▸ **REQUIRED WORK**
For the listing underneath, give the count of lines containing the string "matplotlib" and nothing further.

▸ **PROVIDED DATA**
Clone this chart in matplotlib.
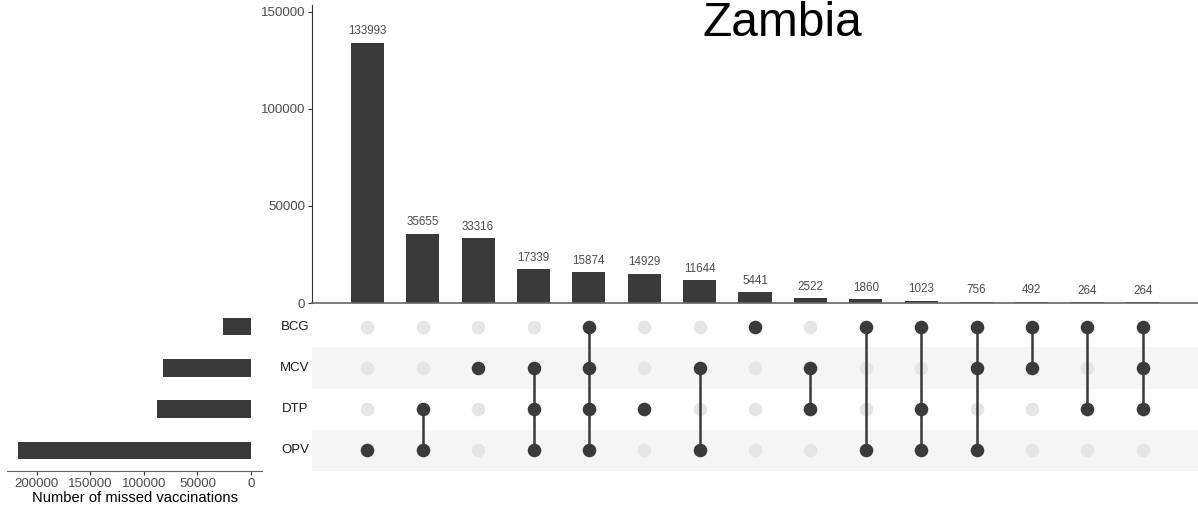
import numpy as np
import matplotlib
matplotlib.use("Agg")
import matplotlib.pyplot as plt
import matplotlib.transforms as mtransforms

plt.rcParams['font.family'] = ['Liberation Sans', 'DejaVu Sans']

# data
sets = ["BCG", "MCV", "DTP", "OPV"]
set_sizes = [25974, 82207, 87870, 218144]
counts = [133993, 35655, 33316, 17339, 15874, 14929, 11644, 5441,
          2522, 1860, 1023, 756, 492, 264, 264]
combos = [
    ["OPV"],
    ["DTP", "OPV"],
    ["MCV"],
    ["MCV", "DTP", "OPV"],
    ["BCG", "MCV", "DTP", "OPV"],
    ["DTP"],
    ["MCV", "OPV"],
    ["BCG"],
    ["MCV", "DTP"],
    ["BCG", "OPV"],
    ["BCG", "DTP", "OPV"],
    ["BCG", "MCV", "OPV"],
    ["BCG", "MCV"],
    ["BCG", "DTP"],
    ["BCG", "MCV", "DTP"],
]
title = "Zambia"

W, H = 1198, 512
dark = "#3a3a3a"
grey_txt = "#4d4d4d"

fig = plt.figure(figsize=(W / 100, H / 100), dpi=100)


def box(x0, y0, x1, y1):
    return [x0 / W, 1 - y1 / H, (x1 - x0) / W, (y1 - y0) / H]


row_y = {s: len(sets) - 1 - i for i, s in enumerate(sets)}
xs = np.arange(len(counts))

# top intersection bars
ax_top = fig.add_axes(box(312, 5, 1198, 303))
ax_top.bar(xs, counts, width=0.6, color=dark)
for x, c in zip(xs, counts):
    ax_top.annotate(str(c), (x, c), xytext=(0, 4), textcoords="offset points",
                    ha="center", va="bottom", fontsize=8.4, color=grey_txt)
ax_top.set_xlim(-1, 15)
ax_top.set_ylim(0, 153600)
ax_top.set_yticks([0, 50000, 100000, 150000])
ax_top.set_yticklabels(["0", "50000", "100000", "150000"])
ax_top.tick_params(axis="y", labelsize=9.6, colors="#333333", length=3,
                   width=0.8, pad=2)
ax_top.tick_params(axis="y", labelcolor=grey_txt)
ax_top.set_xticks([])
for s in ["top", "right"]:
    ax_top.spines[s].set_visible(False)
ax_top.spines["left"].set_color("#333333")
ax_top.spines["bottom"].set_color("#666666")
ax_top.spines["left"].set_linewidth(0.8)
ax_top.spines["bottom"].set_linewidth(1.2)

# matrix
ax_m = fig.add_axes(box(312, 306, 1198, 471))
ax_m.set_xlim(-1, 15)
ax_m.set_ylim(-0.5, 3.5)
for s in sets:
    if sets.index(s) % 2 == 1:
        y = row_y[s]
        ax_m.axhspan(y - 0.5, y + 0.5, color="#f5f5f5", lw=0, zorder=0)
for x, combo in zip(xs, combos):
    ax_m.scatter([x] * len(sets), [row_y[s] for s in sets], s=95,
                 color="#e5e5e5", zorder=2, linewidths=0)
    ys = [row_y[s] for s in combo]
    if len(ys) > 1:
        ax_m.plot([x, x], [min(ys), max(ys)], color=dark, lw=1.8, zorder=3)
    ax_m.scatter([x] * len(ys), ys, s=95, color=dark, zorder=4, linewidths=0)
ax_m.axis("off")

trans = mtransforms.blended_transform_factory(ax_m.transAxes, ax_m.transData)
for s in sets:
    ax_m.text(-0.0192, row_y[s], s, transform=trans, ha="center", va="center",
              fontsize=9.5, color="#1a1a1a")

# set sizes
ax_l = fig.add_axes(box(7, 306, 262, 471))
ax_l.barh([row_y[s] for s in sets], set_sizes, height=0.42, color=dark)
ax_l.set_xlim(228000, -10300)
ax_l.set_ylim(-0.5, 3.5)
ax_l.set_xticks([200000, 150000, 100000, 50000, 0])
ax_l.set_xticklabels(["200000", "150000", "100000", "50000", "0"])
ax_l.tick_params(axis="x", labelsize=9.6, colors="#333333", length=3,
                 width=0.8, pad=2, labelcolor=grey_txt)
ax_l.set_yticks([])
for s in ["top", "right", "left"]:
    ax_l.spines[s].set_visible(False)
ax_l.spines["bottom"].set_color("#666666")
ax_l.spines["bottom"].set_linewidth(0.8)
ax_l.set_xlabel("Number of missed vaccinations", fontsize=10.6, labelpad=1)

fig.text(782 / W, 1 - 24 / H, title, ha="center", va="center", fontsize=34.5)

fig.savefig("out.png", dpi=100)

▸ **THE RESPONSE**
5